Within the entries below, please return exactly the lines from the one with "What D3.js code" through the one with "const rateRef = [2.0e-3, 7.07e-4, 2.5e-4, 8.84e-5, 3.125e-5];", leaving out any pictures.

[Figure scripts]
— begin —

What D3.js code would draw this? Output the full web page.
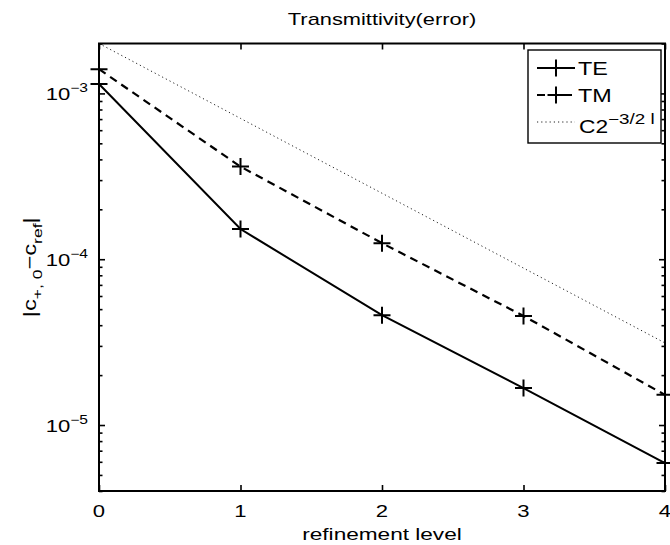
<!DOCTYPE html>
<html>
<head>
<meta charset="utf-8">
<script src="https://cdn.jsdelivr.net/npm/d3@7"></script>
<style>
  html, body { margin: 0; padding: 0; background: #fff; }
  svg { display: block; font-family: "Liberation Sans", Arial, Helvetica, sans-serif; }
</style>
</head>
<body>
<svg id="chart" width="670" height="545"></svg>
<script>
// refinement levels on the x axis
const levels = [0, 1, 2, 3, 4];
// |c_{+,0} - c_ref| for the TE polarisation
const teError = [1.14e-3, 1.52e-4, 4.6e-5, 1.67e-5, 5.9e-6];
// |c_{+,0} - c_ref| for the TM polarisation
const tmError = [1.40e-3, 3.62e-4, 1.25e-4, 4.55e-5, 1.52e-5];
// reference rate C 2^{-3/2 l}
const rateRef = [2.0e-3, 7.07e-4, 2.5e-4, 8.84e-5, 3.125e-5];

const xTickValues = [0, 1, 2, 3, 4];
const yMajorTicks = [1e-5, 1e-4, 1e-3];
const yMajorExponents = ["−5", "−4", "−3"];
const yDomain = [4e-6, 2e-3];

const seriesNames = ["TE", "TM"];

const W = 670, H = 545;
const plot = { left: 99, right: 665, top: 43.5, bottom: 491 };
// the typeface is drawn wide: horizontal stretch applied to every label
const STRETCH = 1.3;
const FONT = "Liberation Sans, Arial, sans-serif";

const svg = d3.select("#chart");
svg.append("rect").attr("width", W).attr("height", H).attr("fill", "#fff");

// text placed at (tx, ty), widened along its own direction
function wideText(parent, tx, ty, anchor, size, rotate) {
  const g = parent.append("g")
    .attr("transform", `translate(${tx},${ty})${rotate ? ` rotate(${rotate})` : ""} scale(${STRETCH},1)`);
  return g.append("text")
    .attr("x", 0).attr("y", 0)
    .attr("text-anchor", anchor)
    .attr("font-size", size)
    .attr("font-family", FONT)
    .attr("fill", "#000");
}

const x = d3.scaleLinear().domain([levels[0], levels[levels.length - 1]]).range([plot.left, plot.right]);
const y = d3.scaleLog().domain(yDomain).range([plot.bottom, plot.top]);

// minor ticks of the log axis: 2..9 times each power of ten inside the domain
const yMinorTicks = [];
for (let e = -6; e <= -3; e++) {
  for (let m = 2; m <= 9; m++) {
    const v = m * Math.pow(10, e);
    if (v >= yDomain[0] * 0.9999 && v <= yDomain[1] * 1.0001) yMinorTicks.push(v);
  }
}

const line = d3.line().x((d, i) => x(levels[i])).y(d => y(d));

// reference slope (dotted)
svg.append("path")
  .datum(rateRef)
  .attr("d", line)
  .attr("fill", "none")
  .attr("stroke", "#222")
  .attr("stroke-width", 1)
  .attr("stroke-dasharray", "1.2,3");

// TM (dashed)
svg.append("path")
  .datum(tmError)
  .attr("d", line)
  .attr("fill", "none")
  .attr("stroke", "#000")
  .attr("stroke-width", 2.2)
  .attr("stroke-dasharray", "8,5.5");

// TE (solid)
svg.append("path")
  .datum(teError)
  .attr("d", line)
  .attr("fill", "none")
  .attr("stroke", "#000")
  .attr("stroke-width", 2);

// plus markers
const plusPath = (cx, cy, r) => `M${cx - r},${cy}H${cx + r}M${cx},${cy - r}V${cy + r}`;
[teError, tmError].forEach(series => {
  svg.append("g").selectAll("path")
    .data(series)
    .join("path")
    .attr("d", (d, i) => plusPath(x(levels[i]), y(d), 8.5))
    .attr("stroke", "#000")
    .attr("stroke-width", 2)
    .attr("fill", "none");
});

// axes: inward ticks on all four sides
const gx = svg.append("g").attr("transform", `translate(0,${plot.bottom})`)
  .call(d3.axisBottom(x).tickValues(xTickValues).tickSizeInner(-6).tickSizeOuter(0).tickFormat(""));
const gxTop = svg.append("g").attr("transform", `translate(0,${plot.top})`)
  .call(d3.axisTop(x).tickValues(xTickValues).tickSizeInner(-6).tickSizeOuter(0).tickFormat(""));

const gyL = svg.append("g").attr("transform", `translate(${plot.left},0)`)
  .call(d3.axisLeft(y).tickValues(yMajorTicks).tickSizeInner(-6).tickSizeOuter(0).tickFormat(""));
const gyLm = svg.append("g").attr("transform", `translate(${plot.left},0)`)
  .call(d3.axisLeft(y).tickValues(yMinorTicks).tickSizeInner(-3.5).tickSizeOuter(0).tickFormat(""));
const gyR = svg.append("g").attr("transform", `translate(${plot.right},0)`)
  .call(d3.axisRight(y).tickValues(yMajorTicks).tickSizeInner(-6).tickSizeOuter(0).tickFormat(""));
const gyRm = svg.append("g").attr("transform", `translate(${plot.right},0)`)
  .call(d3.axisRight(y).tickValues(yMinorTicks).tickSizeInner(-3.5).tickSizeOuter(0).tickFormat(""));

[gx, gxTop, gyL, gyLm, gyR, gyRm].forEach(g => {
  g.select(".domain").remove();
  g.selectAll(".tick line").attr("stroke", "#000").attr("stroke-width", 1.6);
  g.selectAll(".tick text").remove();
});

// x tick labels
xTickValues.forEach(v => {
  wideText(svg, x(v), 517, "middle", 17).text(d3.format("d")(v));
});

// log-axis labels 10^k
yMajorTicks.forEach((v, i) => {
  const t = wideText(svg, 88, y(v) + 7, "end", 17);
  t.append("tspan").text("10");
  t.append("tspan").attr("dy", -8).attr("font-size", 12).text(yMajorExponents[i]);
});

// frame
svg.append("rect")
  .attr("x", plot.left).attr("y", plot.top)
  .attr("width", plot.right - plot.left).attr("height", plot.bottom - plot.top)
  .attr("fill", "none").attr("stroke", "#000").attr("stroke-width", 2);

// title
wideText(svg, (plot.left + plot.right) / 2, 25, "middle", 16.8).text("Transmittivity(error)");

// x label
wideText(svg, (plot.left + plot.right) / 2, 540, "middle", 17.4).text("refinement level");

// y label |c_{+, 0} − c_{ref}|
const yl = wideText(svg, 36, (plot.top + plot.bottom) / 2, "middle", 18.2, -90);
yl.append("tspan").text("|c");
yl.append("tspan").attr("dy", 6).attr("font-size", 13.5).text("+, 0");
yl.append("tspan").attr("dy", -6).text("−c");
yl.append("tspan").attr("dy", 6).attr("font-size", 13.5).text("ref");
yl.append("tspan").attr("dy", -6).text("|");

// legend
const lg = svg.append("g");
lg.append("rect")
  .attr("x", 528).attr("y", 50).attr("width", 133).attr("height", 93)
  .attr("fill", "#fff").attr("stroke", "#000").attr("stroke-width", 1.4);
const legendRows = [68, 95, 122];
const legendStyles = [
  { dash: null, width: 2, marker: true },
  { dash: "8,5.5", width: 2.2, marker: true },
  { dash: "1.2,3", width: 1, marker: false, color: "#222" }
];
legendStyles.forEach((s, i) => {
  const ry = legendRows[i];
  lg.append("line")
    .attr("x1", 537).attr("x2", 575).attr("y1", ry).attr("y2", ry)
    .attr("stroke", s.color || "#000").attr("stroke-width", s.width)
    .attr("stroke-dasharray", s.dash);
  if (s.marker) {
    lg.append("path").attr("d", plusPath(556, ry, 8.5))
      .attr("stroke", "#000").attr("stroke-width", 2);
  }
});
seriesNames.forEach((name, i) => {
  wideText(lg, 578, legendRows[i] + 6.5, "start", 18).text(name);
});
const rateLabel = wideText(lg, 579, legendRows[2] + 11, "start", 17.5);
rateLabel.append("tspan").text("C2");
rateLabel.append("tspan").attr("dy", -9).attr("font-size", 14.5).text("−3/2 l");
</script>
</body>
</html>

— end —
— begin —

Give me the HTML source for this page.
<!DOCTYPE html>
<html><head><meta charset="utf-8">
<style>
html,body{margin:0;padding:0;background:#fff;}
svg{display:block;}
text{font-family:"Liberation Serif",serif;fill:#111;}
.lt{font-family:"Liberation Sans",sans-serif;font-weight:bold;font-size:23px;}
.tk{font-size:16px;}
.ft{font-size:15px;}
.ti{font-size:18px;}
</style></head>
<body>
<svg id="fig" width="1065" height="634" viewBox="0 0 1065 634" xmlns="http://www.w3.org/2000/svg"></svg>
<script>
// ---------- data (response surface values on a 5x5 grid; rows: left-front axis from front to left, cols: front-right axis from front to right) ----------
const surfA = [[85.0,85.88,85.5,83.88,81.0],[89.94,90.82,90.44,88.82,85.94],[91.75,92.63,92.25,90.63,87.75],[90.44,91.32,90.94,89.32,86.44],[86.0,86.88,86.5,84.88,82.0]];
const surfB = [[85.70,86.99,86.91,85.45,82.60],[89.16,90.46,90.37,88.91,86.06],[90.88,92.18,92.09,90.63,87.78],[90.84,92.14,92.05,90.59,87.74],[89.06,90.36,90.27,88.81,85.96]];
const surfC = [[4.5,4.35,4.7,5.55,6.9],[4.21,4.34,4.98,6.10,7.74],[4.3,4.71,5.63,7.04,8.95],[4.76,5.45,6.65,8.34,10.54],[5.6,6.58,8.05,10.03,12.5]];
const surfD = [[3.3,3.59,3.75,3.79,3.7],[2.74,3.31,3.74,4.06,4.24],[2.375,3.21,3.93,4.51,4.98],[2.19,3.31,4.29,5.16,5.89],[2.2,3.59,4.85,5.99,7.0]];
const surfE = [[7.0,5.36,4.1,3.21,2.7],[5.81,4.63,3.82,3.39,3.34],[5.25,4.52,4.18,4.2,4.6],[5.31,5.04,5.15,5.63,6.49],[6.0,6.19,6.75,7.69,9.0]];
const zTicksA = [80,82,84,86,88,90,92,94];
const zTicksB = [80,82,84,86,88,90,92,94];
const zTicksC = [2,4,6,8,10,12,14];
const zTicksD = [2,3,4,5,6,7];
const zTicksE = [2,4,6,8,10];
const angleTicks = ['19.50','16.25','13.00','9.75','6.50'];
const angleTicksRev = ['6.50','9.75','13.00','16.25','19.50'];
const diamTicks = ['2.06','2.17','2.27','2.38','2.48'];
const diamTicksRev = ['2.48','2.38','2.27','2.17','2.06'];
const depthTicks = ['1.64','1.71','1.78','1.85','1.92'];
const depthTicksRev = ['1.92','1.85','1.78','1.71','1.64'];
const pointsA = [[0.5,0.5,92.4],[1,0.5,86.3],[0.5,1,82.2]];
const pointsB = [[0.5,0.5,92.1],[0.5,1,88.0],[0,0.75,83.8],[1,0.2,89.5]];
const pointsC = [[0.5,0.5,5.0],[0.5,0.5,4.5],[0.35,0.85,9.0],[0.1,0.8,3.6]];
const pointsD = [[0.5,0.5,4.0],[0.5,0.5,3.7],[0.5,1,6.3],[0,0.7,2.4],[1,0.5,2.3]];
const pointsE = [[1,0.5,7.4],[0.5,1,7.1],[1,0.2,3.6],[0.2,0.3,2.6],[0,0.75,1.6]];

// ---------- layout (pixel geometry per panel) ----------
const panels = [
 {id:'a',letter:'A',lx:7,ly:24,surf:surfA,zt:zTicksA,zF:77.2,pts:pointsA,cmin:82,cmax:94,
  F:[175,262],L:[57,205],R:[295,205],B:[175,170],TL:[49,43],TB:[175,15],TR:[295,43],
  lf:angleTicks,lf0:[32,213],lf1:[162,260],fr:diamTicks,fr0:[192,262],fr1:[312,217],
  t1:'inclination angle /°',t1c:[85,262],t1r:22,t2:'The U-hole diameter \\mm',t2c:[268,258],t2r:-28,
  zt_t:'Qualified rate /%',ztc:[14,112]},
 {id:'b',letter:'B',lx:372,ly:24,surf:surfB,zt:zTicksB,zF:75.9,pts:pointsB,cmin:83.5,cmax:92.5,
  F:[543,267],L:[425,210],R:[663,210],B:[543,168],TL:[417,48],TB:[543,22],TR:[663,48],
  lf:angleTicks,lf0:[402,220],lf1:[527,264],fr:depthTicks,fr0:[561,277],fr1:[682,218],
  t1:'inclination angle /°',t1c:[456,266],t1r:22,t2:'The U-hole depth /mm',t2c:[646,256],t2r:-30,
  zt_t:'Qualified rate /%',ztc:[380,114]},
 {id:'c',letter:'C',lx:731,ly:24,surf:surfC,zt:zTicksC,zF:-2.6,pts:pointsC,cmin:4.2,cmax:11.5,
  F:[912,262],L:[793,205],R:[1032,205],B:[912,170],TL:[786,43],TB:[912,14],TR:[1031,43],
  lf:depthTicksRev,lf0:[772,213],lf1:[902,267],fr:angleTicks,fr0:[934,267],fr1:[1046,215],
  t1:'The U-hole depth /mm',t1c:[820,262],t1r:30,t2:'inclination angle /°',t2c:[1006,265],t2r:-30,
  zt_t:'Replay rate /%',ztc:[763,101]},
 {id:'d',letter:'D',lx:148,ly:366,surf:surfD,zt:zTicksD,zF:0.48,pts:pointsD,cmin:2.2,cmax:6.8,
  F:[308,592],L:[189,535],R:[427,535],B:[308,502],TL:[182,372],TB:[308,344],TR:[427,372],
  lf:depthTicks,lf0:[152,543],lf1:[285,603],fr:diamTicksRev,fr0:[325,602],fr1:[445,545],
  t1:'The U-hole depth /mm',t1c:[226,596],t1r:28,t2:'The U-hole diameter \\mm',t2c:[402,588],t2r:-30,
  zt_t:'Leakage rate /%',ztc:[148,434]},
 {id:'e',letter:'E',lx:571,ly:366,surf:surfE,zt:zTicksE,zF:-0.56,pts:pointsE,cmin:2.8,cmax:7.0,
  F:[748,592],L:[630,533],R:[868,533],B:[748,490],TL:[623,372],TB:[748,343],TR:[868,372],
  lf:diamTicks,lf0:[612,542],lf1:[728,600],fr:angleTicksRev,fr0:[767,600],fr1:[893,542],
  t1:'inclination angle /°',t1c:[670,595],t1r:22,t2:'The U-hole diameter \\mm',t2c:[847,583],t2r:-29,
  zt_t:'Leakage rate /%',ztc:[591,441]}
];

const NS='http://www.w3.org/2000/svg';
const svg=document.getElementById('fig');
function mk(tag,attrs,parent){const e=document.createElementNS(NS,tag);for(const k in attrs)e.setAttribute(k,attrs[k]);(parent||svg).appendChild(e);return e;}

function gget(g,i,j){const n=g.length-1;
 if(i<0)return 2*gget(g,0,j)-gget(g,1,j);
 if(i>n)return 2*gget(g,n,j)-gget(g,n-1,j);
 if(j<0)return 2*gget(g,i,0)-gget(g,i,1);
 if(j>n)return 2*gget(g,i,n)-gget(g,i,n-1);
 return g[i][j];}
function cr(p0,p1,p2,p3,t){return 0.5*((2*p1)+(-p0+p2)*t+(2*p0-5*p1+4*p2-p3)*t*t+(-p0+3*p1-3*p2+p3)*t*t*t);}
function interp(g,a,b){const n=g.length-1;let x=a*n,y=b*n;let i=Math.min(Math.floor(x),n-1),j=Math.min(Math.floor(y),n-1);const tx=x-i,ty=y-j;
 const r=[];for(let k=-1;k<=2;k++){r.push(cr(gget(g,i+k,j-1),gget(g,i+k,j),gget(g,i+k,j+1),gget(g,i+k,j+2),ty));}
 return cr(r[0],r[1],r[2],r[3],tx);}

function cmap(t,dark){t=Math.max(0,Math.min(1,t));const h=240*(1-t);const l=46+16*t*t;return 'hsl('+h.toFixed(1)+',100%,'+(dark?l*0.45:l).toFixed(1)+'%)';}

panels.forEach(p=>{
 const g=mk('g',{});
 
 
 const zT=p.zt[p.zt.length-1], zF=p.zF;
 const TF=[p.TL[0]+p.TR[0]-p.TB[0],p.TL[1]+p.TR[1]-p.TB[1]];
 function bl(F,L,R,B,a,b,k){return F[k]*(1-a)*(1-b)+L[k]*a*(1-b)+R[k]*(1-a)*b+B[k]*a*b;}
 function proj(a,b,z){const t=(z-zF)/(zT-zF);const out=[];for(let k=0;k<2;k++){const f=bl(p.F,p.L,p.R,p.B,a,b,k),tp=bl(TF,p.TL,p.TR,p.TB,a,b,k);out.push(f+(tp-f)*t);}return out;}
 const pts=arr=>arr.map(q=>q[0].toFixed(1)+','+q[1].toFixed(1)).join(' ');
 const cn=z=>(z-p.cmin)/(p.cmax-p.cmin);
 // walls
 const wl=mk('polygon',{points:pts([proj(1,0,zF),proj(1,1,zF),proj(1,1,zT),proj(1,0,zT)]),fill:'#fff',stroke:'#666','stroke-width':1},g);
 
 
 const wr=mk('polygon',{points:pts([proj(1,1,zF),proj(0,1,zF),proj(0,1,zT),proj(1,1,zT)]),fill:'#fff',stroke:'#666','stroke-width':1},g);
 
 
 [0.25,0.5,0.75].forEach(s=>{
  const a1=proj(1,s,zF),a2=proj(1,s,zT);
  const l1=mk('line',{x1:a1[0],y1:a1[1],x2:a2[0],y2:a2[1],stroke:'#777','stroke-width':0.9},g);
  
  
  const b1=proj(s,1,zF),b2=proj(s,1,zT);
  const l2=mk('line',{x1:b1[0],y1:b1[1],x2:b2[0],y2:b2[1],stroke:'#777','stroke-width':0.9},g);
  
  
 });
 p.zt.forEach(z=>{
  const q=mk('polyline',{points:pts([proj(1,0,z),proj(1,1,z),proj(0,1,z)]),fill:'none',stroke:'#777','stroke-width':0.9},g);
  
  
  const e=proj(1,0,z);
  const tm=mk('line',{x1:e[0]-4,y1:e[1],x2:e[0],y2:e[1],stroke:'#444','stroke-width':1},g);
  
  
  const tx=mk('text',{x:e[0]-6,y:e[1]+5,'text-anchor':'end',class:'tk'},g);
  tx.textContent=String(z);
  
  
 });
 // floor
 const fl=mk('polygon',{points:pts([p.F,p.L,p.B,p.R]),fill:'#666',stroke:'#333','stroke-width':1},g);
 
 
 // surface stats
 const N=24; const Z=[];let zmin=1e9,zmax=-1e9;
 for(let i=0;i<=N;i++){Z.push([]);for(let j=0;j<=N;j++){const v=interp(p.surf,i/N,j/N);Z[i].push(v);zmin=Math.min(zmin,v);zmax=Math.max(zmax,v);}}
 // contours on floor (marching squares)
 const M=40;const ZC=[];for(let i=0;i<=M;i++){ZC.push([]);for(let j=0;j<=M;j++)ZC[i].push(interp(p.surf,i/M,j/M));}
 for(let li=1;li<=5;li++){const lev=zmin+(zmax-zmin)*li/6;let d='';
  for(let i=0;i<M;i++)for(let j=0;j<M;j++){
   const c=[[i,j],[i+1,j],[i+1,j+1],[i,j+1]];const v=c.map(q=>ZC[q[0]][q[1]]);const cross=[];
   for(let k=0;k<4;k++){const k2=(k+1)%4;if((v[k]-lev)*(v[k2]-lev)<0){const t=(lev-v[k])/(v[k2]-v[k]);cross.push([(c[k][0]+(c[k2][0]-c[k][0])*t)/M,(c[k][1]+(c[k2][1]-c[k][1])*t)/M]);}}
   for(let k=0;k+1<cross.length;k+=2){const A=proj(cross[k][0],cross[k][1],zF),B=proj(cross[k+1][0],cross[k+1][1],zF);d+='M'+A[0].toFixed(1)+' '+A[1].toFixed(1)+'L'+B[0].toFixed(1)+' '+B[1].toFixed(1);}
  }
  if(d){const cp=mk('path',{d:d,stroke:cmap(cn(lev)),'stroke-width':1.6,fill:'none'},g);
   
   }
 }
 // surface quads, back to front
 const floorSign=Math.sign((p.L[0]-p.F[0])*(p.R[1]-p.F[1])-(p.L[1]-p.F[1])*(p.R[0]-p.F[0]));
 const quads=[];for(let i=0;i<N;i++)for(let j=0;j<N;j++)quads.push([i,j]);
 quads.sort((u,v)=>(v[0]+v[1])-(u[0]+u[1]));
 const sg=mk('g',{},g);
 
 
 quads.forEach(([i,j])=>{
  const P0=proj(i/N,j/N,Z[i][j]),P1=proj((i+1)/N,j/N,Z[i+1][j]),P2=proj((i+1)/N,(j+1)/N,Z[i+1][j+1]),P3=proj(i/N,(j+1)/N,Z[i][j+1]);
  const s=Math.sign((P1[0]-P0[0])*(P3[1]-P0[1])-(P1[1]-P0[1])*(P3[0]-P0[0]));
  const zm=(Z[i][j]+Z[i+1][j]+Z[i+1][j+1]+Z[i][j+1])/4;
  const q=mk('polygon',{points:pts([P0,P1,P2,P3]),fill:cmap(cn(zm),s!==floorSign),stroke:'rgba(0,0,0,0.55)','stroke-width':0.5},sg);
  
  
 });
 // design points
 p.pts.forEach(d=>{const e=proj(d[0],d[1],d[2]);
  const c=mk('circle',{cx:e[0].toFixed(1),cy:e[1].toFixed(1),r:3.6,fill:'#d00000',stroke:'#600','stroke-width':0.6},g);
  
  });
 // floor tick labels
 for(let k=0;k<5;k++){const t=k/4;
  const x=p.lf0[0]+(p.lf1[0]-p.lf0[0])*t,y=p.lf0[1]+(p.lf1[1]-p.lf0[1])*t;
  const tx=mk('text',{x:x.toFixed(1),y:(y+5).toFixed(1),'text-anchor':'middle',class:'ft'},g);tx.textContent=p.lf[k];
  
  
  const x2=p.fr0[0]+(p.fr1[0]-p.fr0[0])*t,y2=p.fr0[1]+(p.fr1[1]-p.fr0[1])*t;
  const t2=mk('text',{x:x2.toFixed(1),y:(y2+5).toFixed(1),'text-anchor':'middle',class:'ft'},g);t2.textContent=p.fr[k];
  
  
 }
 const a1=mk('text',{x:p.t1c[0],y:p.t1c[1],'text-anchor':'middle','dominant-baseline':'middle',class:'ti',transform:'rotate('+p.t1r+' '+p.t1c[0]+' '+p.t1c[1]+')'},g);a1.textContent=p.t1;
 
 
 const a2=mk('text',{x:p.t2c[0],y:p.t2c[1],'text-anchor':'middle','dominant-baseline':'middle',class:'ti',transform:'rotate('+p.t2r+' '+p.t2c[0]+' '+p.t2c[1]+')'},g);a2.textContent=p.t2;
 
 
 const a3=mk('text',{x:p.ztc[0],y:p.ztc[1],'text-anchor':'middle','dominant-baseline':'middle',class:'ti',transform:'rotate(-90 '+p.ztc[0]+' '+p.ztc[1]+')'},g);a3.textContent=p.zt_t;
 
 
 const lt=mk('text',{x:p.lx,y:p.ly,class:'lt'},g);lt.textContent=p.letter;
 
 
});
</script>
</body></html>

— end —

■ **ANSWER IN FULL**:
What D3.js code would draw this? Output the full web page.
<!DOCTYPE html>
<html>
<head>
<meta charset="utf-8">
<script src="https://cdn.jsdelivr.net/npm/d3@7"></script>
<style>
  html, body { margin: 0; padding: 0; background: #fff; }
  svg { display: block; font-family: "Liberation Sans", Arial, Helvetica, sans-serif; }
</style>
</head>
<body>
<svg id="chart" width="670" height="545"></svg>
<script>
// refinement levels on the x axis
const levels = [0, 1, 2, 3, 4];
// |c_{+,0} - c_ref| for the TE polarisation
const teError = [1.14e-3, 1.52e-4, 4.6e-5, 1.67e-5, 5.9e-6];
// |c_{+,0} - c_ref| for the TM polarisation
const tmError = [1.40e-3, 3.62e-4, 1.25e-4, 4.55e-5, 1.52e-5];
// reference rate C 2^{-3/2 l}
const rateRef = [2.0e-3, 7.07e-4, 2.5e-4, 8.84e-5, 3.125e-5];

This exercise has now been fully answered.